Problem statement. From the records below, transcribe only the lines running from the one with "Write a web" through the one with "-0.88, -0.94, -0.98];". Keep both of those end lines.

######

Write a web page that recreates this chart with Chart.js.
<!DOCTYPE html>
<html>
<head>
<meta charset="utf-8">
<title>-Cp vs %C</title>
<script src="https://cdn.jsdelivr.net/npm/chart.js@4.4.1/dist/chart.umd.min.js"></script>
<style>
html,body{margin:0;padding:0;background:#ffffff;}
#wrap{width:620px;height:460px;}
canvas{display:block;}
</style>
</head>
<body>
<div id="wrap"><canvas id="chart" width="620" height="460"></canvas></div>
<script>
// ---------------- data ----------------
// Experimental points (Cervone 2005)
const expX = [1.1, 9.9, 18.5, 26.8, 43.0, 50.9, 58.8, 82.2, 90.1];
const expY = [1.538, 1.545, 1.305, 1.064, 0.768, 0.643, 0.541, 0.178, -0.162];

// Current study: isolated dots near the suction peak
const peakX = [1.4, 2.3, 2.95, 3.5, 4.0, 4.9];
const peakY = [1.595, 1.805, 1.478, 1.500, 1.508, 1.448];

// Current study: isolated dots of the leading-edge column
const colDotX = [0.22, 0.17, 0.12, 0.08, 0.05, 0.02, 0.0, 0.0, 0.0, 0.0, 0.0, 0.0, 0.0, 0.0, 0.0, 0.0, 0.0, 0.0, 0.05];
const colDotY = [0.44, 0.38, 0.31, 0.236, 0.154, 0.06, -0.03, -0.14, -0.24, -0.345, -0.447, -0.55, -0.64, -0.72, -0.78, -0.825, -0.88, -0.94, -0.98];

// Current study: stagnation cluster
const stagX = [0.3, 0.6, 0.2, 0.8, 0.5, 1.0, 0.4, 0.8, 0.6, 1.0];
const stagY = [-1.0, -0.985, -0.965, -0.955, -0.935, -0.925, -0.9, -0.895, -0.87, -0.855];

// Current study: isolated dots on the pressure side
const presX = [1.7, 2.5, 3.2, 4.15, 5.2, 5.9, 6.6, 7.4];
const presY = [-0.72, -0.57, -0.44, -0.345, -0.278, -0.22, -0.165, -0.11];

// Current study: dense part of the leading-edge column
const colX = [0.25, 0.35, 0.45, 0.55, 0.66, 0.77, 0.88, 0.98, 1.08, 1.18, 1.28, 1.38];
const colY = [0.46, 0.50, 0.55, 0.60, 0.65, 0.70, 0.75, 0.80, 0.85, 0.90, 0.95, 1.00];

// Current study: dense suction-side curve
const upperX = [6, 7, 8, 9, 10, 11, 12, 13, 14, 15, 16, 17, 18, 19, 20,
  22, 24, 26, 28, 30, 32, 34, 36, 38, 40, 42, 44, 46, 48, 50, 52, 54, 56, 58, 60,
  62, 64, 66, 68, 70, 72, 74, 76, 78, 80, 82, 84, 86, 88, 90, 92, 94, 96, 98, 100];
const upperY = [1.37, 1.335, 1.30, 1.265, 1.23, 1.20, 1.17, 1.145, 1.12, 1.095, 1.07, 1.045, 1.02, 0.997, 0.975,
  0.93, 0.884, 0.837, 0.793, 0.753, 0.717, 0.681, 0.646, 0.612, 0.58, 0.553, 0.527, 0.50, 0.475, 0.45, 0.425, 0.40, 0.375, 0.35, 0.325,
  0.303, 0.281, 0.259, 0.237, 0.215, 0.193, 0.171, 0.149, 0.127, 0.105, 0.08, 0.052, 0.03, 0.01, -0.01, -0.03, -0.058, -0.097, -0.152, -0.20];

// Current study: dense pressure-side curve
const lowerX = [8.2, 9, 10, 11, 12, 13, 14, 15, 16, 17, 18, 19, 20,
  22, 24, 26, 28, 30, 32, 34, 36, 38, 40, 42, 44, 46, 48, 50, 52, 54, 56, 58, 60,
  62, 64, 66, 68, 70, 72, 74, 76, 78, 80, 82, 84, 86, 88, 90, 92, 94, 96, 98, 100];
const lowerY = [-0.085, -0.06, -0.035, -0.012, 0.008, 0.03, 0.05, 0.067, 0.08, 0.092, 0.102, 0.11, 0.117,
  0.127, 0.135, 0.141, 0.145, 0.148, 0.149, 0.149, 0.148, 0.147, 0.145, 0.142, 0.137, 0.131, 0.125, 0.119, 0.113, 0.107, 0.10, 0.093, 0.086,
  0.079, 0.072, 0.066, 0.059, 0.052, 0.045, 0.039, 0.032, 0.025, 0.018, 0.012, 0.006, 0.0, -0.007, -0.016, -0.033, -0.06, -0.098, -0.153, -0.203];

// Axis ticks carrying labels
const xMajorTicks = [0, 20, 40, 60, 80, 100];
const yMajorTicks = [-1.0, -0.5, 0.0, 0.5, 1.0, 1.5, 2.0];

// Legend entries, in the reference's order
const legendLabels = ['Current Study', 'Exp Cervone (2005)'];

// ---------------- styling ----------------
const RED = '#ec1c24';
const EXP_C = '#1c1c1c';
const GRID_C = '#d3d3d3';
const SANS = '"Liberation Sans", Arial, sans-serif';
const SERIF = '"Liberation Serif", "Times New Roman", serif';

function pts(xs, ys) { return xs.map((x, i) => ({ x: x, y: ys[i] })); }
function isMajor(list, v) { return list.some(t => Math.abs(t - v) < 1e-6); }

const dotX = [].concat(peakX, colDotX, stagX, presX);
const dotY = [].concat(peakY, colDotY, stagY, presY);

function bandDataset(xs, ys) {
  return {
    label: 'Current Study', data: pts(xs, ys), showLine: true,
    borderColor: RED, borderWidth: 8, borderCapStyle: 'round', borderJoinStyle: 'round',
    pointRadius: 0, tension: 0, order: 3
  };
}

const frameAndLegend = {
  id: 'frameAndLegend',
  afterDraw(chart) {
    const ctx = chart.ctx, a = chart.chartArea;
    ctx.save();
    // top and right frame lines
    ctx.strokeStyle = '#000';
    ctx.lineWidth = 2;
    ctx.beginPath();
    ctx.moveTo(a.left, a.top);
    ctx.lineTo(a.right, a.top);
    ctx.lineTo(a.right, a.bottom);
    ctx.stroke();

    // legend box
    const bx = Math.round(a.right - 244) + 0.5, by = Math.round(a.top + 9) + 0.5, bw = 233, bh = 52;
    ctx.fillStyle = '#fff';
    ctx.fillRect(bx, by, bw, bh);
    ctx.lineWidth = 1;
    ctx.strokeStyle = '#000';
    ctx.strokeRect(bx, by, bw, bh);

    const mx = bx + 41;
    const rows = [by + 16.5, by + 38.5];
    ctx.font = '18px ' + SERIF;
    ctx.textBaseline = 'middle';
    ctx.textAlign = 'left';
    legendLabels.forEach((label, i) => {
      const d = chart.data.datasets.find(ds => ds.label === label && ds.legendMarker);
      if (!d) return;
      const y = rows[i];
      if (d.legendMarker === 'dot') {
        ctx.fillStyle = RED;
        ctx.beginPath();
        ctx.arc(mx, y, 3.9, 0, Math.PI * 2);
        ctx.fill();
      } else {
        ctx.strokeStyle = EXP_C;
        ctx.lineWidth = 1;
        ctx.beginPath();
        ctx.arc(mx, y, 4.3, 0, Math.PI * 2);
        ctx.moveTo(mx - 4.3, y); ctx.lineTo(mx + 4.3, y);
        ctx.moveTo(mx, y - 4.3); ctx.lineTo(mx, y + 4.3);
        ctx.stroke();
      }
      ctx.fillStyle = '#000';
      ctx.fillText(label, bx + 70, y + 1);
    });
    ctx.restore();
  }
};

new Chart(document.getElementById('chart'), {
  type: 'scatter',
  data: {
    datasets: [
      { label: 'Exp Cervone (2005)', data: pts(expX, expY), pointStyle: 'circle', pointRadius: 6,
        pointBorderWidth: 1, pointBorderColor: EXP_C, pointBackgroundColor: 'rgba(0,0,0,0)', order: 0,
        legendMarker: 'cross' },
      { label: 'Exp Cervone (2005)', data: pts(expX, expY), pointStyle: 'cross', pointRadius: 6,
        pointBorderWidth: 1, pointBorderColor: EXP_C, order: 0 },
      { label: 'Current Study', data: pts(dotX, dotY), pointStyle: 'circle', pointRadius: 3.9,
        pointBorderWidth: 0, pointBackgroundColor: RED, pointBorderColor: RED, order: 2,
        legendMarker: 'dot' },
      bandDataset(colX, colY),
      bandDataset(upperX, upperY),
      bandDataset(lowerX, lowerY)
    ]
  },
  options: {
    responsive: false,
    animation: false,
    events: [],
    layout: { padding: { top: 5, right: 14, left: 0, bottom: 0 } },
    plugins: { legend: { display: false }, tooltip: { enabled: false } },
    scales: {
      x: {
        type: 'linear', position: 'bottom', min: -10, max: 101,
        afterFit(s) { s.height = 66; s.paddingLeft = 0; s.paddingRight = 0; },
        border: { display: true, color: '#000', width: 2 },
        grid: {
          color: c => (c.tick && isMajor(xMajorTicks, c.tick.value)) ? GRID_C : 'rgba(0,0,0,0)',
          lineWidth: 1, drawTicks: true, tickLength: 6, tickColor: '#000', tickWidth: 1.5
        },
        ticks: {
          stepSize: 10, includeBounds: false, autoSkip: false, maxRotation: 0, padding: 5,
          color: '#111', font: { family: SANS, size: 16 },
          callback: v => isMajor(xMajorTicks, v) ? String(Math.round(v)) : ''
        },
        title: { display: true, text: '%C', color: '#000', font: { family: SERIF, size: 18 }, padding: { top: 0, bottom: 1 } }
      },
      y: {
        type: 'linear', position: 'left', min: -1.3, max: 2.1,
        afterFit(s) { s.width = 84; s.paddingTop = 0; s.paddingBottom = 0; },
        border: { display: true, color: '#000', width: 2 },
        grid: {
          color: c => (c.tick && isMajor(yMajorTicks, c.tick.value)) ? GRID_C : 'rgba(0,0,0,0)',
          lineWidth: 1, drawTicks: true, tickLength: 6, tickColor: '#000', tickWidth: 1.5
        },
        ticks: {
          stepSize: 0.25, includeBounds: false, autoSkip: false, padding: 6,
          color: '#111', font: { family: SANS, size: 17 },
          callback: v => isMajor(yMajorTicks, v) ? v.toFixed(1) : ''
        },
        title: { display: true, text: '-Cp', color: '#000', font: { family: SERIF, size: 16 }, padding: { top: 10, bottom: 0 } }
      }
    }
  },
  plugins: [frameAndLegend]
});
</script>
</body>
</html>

######

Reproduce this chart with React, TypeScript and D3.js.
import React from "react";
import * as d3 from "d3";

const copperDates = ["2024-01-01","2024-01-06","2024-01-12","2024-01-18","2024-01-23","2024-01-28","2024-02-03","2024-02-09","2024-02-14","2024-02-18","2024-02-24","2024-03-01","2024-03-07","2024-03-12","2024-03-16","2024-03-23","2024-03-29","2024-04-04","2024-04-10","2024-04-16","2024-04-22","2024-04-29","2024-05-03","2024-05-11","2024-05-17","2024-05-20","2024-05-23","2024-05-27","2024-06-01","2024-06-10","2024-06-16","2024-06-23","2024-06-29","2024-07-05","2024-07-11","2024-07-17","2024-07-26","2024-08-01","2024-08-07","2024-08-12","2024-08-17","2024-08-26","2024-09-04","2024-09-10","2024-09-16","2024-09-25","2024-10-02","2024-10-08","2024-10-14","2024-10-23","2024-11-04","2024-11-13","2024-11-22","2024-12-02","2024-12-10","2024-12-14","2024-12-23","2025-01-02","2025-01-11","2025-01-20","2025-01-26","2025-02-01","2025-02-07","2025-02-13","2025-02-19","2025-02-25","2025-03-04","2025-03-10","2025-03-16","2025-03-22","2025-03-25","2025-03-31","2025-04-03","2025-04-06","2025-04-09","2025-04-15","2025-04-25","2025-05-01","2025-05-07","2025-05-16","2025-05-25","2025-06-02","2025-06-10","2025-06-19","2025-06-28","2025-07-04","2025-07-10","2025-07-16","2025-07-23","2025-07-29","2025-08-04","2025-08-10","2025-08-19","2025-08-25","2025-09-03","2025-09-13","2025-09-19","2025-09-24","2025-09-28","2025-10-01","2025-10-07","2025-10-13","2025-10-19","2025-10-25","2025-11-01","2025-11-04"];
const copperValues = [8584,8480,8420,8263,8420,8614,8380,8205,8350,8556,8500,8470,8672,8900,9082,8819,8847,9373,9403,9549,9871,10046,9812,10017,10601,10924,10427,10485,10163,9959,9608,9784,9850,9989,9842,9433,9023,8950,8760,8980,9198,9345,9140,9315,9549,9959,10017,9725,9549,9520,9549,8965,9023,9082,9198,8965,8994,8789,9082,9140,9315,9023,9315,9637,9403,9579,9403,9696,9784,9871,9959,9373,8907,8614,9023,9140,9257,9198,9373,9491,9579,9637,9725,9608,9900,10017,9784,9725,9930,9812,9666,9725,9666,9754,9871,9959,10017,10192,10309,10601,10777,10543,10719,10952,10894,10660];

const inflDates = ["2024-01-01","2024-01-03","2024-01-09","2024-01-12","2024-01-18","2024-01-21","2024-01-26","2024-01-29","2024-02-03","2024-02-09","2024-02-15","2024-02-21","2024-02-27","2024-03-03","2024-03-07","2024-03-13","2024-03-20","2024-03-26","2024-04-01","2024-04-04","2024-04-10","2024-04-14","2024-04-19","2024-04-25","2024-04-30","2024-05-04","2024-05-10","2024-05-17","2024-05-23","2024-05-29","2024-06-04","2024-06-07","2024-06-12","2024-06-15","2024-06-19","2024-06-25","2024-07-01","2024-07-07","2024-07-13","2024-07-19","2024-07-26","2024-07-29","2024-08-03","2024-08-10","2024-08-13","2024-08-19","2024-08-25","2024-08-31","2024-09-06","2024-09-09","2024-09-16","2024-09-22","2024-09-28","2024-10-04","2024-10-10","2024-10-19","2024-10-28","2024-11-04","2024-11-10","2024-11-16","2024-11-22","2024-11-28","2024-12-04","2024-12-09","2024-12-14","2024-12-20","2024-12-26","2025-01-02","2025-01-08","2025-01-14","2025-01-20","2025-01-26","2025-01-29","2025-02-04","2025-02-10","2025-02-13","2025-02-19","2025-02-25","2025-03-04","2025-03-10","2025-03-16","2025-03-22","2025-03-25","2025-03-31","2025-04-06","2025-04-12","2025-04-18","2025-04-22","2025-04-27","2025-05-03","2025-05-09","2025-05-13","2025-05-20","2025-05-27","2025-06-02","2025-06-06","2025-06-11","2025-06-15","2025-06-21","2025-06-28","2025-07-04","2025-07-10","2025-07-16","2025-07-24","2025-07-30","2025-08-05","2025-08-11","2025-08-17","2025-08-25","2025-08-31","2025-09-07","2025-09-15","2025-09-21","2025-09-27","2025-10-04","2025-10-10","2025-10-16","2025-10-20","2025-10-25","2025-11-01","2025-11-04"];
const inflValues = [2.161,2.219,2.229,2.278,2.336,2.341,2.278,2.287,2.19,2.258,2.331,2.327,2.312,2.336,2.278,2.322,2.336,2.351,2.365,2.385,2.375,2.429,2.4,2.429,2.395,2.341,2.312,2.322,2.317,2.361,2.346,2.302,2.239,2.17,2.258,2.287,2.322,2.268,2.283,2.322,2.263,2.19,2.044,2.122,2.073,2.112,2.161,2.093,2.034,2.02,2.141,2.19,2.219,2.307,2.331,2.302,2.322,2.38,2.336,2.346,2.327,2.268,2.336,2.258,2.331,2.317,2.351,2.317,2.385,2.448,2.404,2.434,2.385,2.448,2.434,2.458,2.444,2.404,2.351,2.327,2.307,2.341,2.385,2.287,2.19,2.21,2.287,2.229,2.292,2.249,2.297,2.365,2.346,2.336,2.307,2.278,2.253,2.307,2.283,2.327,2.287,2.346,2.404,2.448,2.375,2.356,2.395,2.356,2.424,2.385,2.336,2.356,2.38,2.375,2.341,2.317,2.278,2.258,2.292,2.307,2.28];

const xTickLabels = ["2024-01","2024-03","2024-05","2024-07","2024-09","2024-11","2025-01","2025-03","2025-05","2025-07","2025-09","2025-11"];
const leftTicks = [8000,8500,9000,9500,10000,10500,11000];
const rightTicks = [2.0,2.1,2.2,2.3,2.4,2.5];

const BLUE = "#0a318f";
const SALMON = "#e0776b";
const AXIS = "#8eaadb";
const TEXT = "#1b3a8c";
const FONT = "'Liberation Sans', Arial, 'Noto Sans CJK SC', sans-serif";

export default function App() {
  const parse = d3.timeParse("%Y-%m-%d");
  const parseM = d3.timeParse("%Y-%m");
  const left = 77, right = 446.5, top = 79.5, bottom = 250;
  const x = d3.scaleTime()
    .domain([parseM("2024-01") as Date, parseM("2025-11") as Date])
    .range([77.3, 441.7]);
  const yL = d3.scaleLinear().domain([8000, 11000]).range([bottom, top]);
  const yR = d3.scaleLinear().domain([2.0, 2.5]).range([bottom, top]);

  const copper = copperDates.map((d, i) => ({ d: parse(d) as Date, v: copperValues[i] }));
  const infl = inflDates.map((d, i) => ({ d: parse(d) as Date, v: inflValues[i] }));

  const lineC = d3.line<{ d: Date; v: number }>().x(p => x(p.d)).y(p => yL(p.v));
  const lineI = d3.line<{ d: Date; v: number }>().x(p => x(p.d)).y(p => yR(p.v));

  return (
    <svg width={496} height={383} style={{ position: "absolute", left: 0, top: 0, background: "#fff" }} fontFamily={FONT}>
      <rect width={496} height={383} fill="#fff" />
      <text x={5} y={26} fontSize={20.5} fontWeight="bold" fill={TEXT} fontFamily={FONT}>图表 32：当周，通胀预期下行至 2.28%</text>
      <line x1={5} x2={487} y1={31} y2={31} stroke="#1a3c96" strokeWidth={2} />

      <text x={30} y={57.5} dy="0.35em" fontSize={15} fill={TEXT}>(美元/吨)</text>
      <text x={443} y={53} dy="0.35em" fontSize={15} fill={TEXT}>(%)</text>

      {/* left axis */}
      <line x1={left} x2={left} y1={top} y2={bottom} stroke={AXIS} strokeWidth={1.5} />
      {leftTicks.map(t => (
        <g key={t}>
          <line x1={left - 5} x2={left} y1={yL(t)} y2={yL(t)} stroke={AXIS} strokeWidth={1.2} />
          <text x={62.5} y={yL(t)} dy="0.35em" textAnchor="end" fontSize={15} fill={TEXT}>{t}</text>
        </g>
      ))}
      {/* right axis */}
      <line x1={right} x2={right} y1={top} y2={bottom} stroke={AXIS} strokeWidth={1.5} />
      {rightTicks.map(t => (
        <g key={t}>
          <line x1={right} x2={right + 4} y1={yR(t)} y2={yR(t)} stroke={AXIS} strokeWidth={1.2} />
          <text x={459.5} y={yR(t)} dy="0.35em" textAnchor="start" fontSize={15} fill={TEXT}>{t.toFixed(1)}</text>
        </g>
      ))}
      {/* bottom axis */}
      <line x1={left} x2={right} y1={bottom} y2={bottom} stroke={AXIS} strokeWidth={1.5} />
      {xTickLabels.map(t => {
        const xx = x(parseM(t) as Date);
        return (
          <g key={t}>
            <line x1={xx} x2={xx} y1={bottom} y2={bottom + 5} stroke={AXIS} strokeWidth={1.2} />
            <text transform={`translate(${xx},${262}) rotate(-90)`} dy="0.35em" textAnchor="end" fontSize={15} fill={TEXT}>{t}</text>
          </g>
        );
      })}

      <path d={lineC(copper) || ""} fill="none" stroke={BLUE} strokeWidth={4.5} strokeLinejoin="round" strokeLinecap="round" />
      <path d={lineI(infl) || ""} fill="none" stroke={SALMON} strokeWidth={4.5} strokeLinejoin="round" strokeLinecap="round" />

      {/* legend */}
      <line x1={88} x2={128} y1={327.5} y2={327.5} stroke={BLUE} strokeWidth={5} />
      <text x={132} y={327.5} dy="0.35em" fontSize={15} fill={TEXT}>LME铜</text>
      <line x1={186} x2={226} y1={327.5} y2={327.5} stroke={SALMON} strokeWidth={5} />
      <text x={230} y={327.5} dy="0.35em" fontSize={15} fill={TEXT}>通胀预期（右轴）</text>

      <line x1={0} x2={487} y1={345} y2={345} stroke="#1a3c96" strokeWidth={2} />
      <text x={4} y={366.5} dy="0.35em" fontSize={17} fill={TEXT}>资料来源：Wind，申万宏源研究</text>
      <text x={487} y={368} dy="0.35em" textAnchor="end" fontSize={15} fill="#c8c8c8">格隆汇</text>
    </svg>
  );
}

######

Task result.
Write a web page that recreates this chart with Chart.js.
<!DOCTYPE html>
<html>
<head>
<meta charset="utf-8">
<title>-Cp vs %C</title>
<script src="https://cdn.jsdelivr.net/npm/chart.js@4.4.1/dist/chart.umd.min.js"></script>
<style>
html,body{margin:0;padding:0;background:#ffffff;}
#wrap{width:620px;height:460px;}
canvas{display:block;}
</style>
</head>
<body>
<div id="wrap"><canvas id="chart" width="620" height="460"></canvas></div>
<script>
// ---------------- data ----------------
// Experimental points (Cervone 2005)
const expX = [1.1, 9.9, 18.5, 26.8, 43.0, 50.9, 58.8, 82.2, 90.1];
const expY = [1.538, 1.545, 1.305, 1.064, 0.768, 0.643, 0.541, 0.178, -0.162];

// Current study: isolated dots near the suction peak
const peakX = [1.4, 2.3, 2.95, 3.5, 4.0, 4.9];
const peakY = [1.595, 1.805, 1.478, 1.500, 1.508, 1.448];

// Current study: isolated dots of the leading-edge column
const colDotX = [0.22, 0.17, 0.12, 0.08, 0.05, 0.02, 0.0, 0.0, 0.0, 0.0, 0.0, 0.0, 0.0, 0.0, 0.0, 0.0, 0.0, 0.0, 0.05];
const colDotY = [0.44, 0.38, 0.31, 0.236, 0.154, 0.06, -0.03, -0.14, -0.24, -0.345, -0.447, -0.55, -0.64, -0.72, -0.78, -0.825, -0.88, -0.94, -0.98];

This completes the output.